DE ORIHUELA Y MIGUEL HERNÁNDEZ
De las raíces de la tierra brotan árboles, cuya altura se eleva y conecta con el cielo. Sus nudos son heridas en el tronco de la higuera de un patio de una humilde casa de pastor, a las afueras de Orihuela. Su retrato sigue perenne ahí, en las huellas de sufrimiento afirmado en unas raíces que siempre han bebido de la tierra. Una tierra pobre y seca que hace batallar al hombre, para sacar alimento de entre las piedras que devoran una tierra yerma y escuálida. Árbol y persona se confunden en el recuerdo, mientras recorres todos los rincones de una casa humilde, con fotos familiares del poeta, pero ante todo hombre, hombre del pueblo.
Llegamos temprano a la ciudad de Orihuela, con el ánimo de disfrutar de su patrimonio, sin ignorar que Miguel Hernández es parte del mismo. Conforme nos acercamos al centro, sobre los pasos de peatones, descansan versos suyos. Igual que hojas sin otoño pisas esos versos que dan alas a tus pies y rápido te conducen a la Oficina de Información y Turismo.
Después de desayunar, recorrer iglesias, catedral y conventos, plazas, calles, las fachadas de unos rostros absortos en su rutina diaria… (la vida no se detiene y nos vive). Por eso, mientras abre al público, tras el recreo, el Colegio Diocesano de Santo Domingo, nos aventuramos en el palmeral que siembra, a un lado de la montaña, un parque moribundo que vuelve poco a poco a la vida.
El sol de mayo va derritiendo velas de sudor en nuestra frente, y buscamos la sombra y el fresco del Colegio Santo Domingo, considerado el Escorial del Levante. En la capilla no cupo lugar a la decepción: el monumento eclesial más sobresaliente del día.

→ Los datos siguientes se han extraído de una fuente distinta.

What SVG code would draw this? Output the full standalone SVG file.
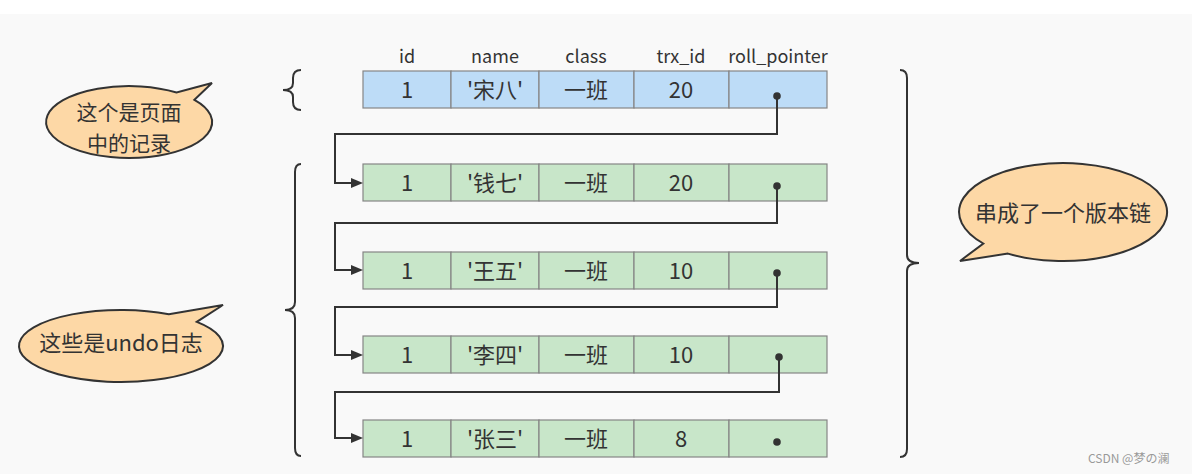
<svg xmlns="http://www.w3.org/2000/svg" width="1192" height="474" viewBox="0 0 1192 474">
<defs>
<style>
.hdr{font-family:"Noto Sans CJK SC","Liberation Sans",sans-serif;font-size:18px;fill:#333;text-anchor:middle}
.cell{font-family:"Noto Sans CJK SC","Liberation Sans",sans-serif;font-size:22px;fill:#333;text-anchor:middle}
.blue{fill:#bddcf7;stroke:#858585;stroke-width:1.2}
.green{fill:#c8e6c9;stroke:#858585;stroke-width:1.2}
.brace{fill:none;stroke:#333;stroke-width:2}
.conn{fill:none;stroke:#333;stroke-width:2;marker-end:url(#arr)}
.dot{fill:#333}
.bub{fill:#fdd8a6;stroke:#333;stroke-width:2}
.btxt{font-family:"Noto Sans CJK SC","Liberation Sans",sans-serif;font-size:22px;fill:#333;text-anchor:middle}
.btxt2{font-family:"Noto Sans CJK SC","Liberation Sans",sans-serif;font-size:21px;fill:#333;text-anchor:middle}
</style>
<marker id="arr" markerWidth="12" markerHeight="10" refX="0" refY="5" orient="auto" markerUnits="userSpaceOnUse">
<path d="M0,0 L12,5 L0,10 Z" fill="#333"/>
</marker>
</defs>
<rect x="0" y="0" width="1192" height="474" fill="#ffffff"/>
<rect x="0" y="14" width="1192" height="460" fill="#f9f9f9"/>

<g id="headers">
<text class="hdr" x="407" y="63">id</text>
<text class="hdr" x="495" y="63">name</text>
<text class="hdr" x="586" y="63">class</text>
<text class="hdr" x="681" y="63">trx_id</text>
<text class="hdr" x="778" y="63">roll_pointer</text>
</g>

<g id="row1">
<rect class="blue" x="363" y="71" width="88" height="37"/>
<rect class="blue" x="451" y="71" width="88" height="37"/>
<rect class="blue" x="539" y="71" width="95" height="37"/>
<rect class="blue" x="634" y="71" width="95" height="37"/>
<rect class="blue" x="729" y="71" width="98" height="37"/>
<text class="cell" x="407" y="98">1</text>
<text class="cell" x="495" y="98">'宋八'</text>
<text class="cell" x="586" y="98">一班</text>
<text class="cell" x="681" y="98">20</text>
<circle class="dot" cx="777" cy="96" r="3.8"/>
</g>

<g id="row2">
<rect class="green" x="363" y="164" width="88" height="37"/>
<rect class="green" x="451" y="164" width="88" height="37"/>
<rect class="green" x="539" y="164" width="95" height="37"/>
<rect class="green" x="634" y="164" width="95" height="37"/>
<rect class="green" x="729" y="164" width="98" height="37"/>
<text class="cell" x="407" y="191">1</text>
<text class="cell" x="495" y="191">'钱七'</text>
<text class="cell" x="586" y="191">一班</text>
<text class="cell" x="681" y="191">20</text>
<circle class="dot" cx="777" cy="186" r="3.8"/>
</g>

<g id="row3">
<rect class="green" x="363" y="252" width="88" height="37"/>
<rect class="green" x="451" y="252" width="88" height="37"/>
<rect class="green" x="539" y="252" width="95" height="37"/>
<rect class="green" x="634" y="252" width="95" height="37"/>
<rect class="green" x="729" y="252" width="98" height="37"/>
<text class="cell" x="407" y="279">1</text>
<text class="cell" x="495" y="279">'王五'</text>
<text class="cell" x="586" y="279">一班</text>
<text class="cell" x="681" y="279">10</text>
<circle class="dot" cx="777" cy="273" r="3.8"/>
</g>

<g id="row4">
<rect class="green" x="363" y="336" width="88" height="37"/>
<rect class="green" x="451" y="336" width="88" height="37"/>
<rect class="green" x="539" y="336" width="95" height="37"/>
<rect class="green" x="634" y="336" width="95" height="37"/>
<rect class="green" x="729" y="336" width="98" height="37"/>
<text class="cell" x="407" y="363">1</text>
<text class="cell" x="495" y="363">'李四'</text>
<text class="cell" x="586" y="363">一班</text>
<text class="cell" x="681" y="363">10</text>
<circle class="dot" cx="779" cy="357" r="3.8"/>
</g>

<g id="row5">
<rect class="green" x="363" y="420" width="88" height="37"/>
<rect class="green" x="451" y="420" width="88" height="37"/>
<rect class="green" x="539" y="420" width="95" height="37"/>
<rect class="green" x="634" y="420" width="95" height="37"/>
<rect class="green" x="729" y="420" width="98" height="37"/>
<text class="cell" x="407" y="447">1</text>
<text class="cell" x="495" y="447">'张三'</text>
<text class="cell" x="586" y="447">一班</text>
<text class="cell" x="681" y="447">8</text>
<circle class="dot" cx="777" cy="442" r="3.8"/>
</g>

<g id="connectors">
<path class="conn" d="M777,96 V134 H335 V183 H351"/>
<path class="conn" d="M777,186 V223 H335 V270 H351"/>
<path class="conn" d="M777,273 V307 H335 V355 H351"/>
<path class="conn" d="M779,357 V392 H335 V438 H351"/>
</g>

<g id="braces">
<path class="brace" d="M301,70 Q293,70 293,78 L293,83 Q293,90 283,90 Q293,90 293,97 L293,102 Q293,110 301,110"/>
<path class="brace" d="M301,164 Q295,164 295,172 L295,302 Q295,310 285,310 Q295,310 295,318 L295,448 Q295,456 301,456"/>
<path class="brace" d="M900,70 Q907,70 907,78 L907,255 Q907,263 919,263 Q907,263 907,271 L907,449 Q907,457 900,457"/>
</g>

<g id="bubble1">
<path class="bub" d="M176.6,92.5 A83,36 0 1 0 194.4,99.8 L212,83 Z"/>
<text class="btxt2" x="129" y="120">这个是页面</text>
<text class="btxt2" x="129" y="151">中的记录</text>
</g>

<g id="bubble2">
<path class="bub" d="M168.9,314.2 A102,36 0 1 0 196.8,321.9 L223,305 Z"/>
<text class="btxt" x="121" y="351">这些是undo日志</text>
</g>

<g id="bubble3">
<path class="bub" d="M983.3,243.5 A104,49 0 1 1 1007.9,253.6 L960,261 Z"/>
<text class="btxt" x="1063" y="221">串成了一个版本链</text>
</g>

<text x="1088" y="463" font-family="Noto Sans CJK SC, Liberation Sans, sans-serif" font-size="12" fill="#999">CSDN @梦の澜</text>
</svg>
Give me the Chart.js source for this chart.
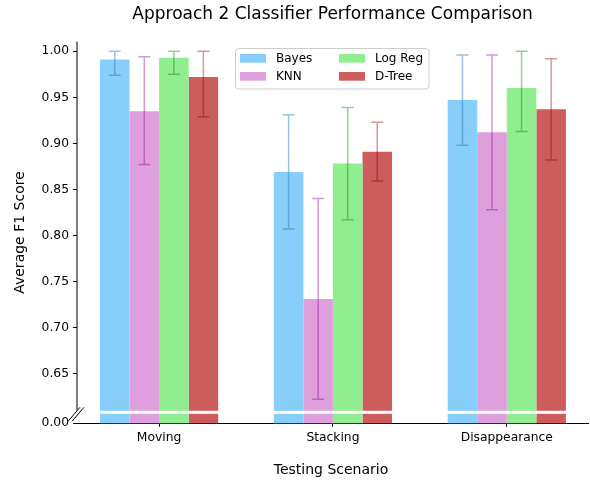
<!DOCTYPE html>
<html>
<head>
<meta charset="utf-8">
<title>Approach 2 Classifier Performance Comparison</title>
<script src="https://cdn.jsdelivr.net/npm/chart.js@4.4.1/dist/chart.umd.min.js"></script>
<style>
  html, body { margin: 0; padding: 0; background: #ffffff; }
  #wrap { width: 590px; height: 480px; }
</style>
</head>
<body>
<div id="wrap"><canvas id="chart" width="590" height="480"></canvas></div>
<script>
// Testing scenarios (x categories)
const scenarios = ['Moving', 'Stacking', 'Disappearance'];

// Classifier names
const classifiers = ['Bayes', 'KNN', 'Log Reg', 'D-Tree'];

// Mean F1 score per scenario
const bayesF1  = [0.991, 0.869, 0.947];
const knnF1    = [0.935, 0.731, 0.912];
const logRegF1 = [0.993, 0.878, 0.960];
const dTreeF1  = [0.972, 0.891, 0.937];

// Error bar extents below / above the mean (upper side capped at 1.0)
const bayesErrLow  = [0.017, 0.062, 0.049];
const bayesErrHigh = [0.009, 0.062, 0.049];
const knnErrLow    = [0.058, 0.109, 0.084];
const knnErrHigh   = [0.059, 0.109, 0.084];
const logRegErrLow  = [0.018, 0.061, 0.047];
const logRegErrHigh = [0.007, 0.061, 0.040];
const dTreeErrLow  = [0.043, 0.032, 0.055];
const dTreeErrHigh = [0.028, 0.032, 0.055];

// Y axis ticks: upper segment values plus the label shown below the axis break
const yTickValues = [0.65, 0.70, 0.75, 0.80, 0.85, 0.90, 0.95, 1.00];
const yBreakLabel = '0.00';

// Axis range of the upper (visible) segment
const yMin = 0.596;
const yMax = 1.0104;

const barColors = ['#87CEFA', '#DDA0DD', '#90EE90', '#CD5C5C'];
const errColors = ['rgba(31,119,180,0.45)', 'rgba(148,0,148,0.40)', 'rgba(0,128,0,0.40)', 'rgba(139,0,0,0.40)'];

const seriesValues = [bayesF1, knnF1, logRegF1, dTreeF1];
const seriesErrLow = [bayesErrLow, knnErrLow, logRegErrLow, dTreeErrLow];
const seriesErrHigh = [bayesErrHigh, knnErrHigh, logRegErrHigh, dTreeErrHigh];

const FONT = "'DejaVu Sans', 'Liberation Sans', sans-serif";

const datasets = classifiers.map((name, i) => ({
  label: name,
  data: seriesValues[i].map((v, j) => ({ x: j, y: v })),
  backgroundColor: barColors[i],
  borderWidth: 0,
  categoryPercentage: 0.68,
  barPercentage: 1.0,
  errLow: seriesErrLow[i],
  errHigh: seriesErrHigh[i],
  errColor: errColors[i]
}));

// Error bars with caps, drawn on top of the bars
const errorBarPlugin = {
  id: 'errorBars',
  afterDatasetsDraw(chart) {
    const ctx = chart.ctx;
    const yScale = chart.scales.y;
    chart.data.datasets.forEach((ds, di) => {
      const meta = chart.getDatasetMeta(di);
      meta.data.forEach((bar, j) => {
        const v = ds.data[j].y;
        const yLo = yScale.getPixelForValue(v - ds.errLow[j]);
        const yHi = yScale.getPixelForValue(v + ds.errHigh[j]);
        const x = bar.x;
        const cap = 6;
        ctx.save();
        ctx.strokeStyle = ds.errColor;
        ctx.lineWidth = 1.5;
        ctx.beginPath();
        ctx.moveTo(x, yLo); ctx.lineTo(x, yHi);
        ctx.moveTo(x - cap, yLo); ctx.lineTo(x + cap, yLo);
        ctx.moveTo(x - cap, yHi); ctx.lineTo(x + cap, yHi);
        ctx.stroke();
        ctx.restore();
      });
    });
  }
};

// Title, axis titles, left spine with break marks, white break band and legend
const decorPlugin = {
  id: 'decor',
  afterDraw(chart) {
    const ctx = chart.ctx;
    const a = chart.chartArea;
    const cx = (a.left + a.right) / 2;
    ctx.save();

    // white band across the bars marking the axis break
    ctx.fillStyle = '#ffffff';
    ctx.fillRect(a.left + 1, a.bottom - 12.5, a.right - a.left - 1, 3);

    // left spine, interrupted at the break
    ctx.strokeStyle = '#000000';
    ctx.lineWidth = 1;
    ctx.beginPath();
    ctx.moveTo(a.left + 0.5, a.top);
    ctx.lineTo(a.left + 0.5, a.bottom - 13);
    ctx.stroke();

    // break marks
    ctx.beginPath();
    ctx.moveTo(a.left - 8.5, a.bottom - 2);
    ctx.lineTo(a.left + 3.5, a.bottom - 16);
    ctx.moveTo(a.left - 4.5, a.bottom - 2);
    ctx.lineTo(a.left + 7.5, a.bottom - 16);
    ctx.stroke();

    // title
    ctx.fillStyle = '#000000';
    ctx.font = '17px ' + FONT;
    ctx.textAlign = 'center';
    ctx.textBaseline = 'alphabetic';
    ctx.fillText('Approach 2 Classifier Performance Comparison', cx, 19);

    // x axis title
    ctx.font = '14px ' + FONT;
    ctx.fillText('Testing Scenario', cx - 1.5, 474);

    // y axis title
    ctx.save();
    ctx.translate(24, (a.top + a.bottom) / 2);
    ctx.rotate(-Math.PI / 2);
    ctx.fillText('Average F1 Score', 0, 0);
    ctx.restore();

    // legend (two columns)
    const lx = 235.5, ly = 48.5, lw = 193.5, lh = 40.5;
    ctx.beginPath();
    ctx.roundRect(lx, ly, lw, lh, 3);
    ctx.fillStyle = 'rgba(255,255,255,0.8)';
    ctx.fill();
    ctx.strokeStyle = '#cccccc';
    ctx.lineWidth = 1;
    ctx.stroke();

    const colX = [240, 339];
    const rowY = [54, 72];
    ctx.font = '12px ' + FONT;
    ctx.textAlign = 'left';
    ctx.textBaseline = 'middle';
    chart.data.datasets.forEach((ds, i) => {
      const col = Math.floor(i / 2);
      const row = i % 2;
      ctx.fillStyle = ds.backgroundColor;
      ctx.fillRect(colX[col], rowY[row], 26, 8.7);
      ctx.fillStyle = '#000000';
      ctx.fillText(ds.label, colX[col] + 36, rowY[row] + 4.5);
    });

    ctx.restore();
  }
};

new Chart(document.getElementById('chart'), {
  type: 'bar',
  data: { datasets },
  options: {
    responsive: false,
    animation: false,
    layout: { padding: { left: 0, right: 1.5, top: 41.7, bottom: 0 } },
    plugins: {
      legend: { display: false },
      title: { display: false },
      tooltip: { enabled: false }
    },
    scales: {
      x: {
        type: 'linear',
        min: -0.475,
        max: 2.47,
        offset: false,
        afterBuildTicks: (scale) => { scale.ticks = scenarios.map((_, i) => ({ value: i })); },
        afterFit: (scale) => { scale.height = 56.7; },
        ticks: {
          callback: (v) => scenarios[v],
          color: '#000000',
          font: { family: FONT, size: 12.3 },
          padding: 3.5,
          maxRotation: 0,
          autoSkip: false
        },
        grid: { display: true, offset: false, drawOnChartArea: false, tickLength: 3.5, tickColor: '#000000', tickWidth: 1 },
        border: { display: true, color: '#000000', width: 1 }
      },
      y: {
        type: 'linear',
        min: yMin,
        max: yMax,
        afterBuildTicks: (scale) => {
          scale.ticks = [{ value: yMin }].concat(yTickValues.map(v => ({ value: v })));
        },
        afterFit: (scale) => { scale.width = 76.5; },
        ticks: {
          callback: (v) => (Math.abs(v - yMin) < 1e-9 ? yBreakLabel : v.toFixed(2)),
          color: '#000000',
          font: { family: FONT, size: 12.3 },
          padding: 4,
          autoSkip: false
        },
        grid: { display: true, drawOnChartArea: false, tickLength: 3.5, tickColor: '#000000', tickWidth: 1 },
        border: { display: false }
      }
    }
  },
  plugins: [errorBarPlugin, decorPlugin]
});
</script>
</body>
</html>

En el pequeño museo nos enteramos de que nuestro protagonista fue alumno allí.
Al salir, la Casa-Museo de Miguel Hernández, una casa de pueblo, tiene las puertas abiertas a todo el mundo. Entras con las manos vacías, y sales con el corazón lleno, porque la sencillez tiene valores inabarcables al dinero. Las habitaciones, el mobiliario, los utensilios de las labores de la casa y del campo, me retrotraen a mi niñez en casa de los abuelos. Salgo al huerto y, de entre los árboles, esa higuera preñada de nudos, igual que cicatrices, me emboba. Tantas heridas me hace entrar en el hueco de la memoria de un ensimismado Miguel, con los mismos sufrimientos que esa higuera atados al tronco de su alma.
Abandonamos la casa repletos de los momentos íntimos de un Miguel, para llenarnos con la labor social y cultural del otro que nos infunde el Centro de Estudios Hernandianos, vecino a la casa: obra, fotos, panfletos,..
El sol, justiciero, nos va empujando a empellones hasta buscar la sombra en el antiguo casino, que hoy alberga bar y restaurante con que contentar a los turistas, que poco a poco van huyendo del sol de la tarde y del hambre que atenaza las piernas cansadas. El lugar tiene el encanto de época de finales del XIX, principios del XX. ¡Qué agradable el contraste de su fresco! Pero también te hace pensar en el contraste de la gente acomodada de la ciudad frente al espíritu de entrega ,a los desheredados, del poeta.
El descanso nos permite encaramarnos el seminario que domina la ciudad desde la montaña. En el camino , dejamos un refugio de la Guerra Civil, y, un poco más arriba, una casa antigua espectacular: el Palacio de Ruvalcaba. Pero seguimos subiendo hacia un barrio humilde y del pueblo ( el Barrio de San Isidro), en el que nos apabulla el mejor homenaje a Miguel de su pueblo: han cedido lo más preciado que tienen, sus casas, para realizar murales que inmortalicen a quien dio todo por los suyos.
El día cedió con su cansancio, y “Riéndose, burlándose con claridad del día/ se hundió en la noche el niño que quiere ser dos veces.” Abrazado a estas palabras de Miguel Hernández, dejo descansar su recuerdo.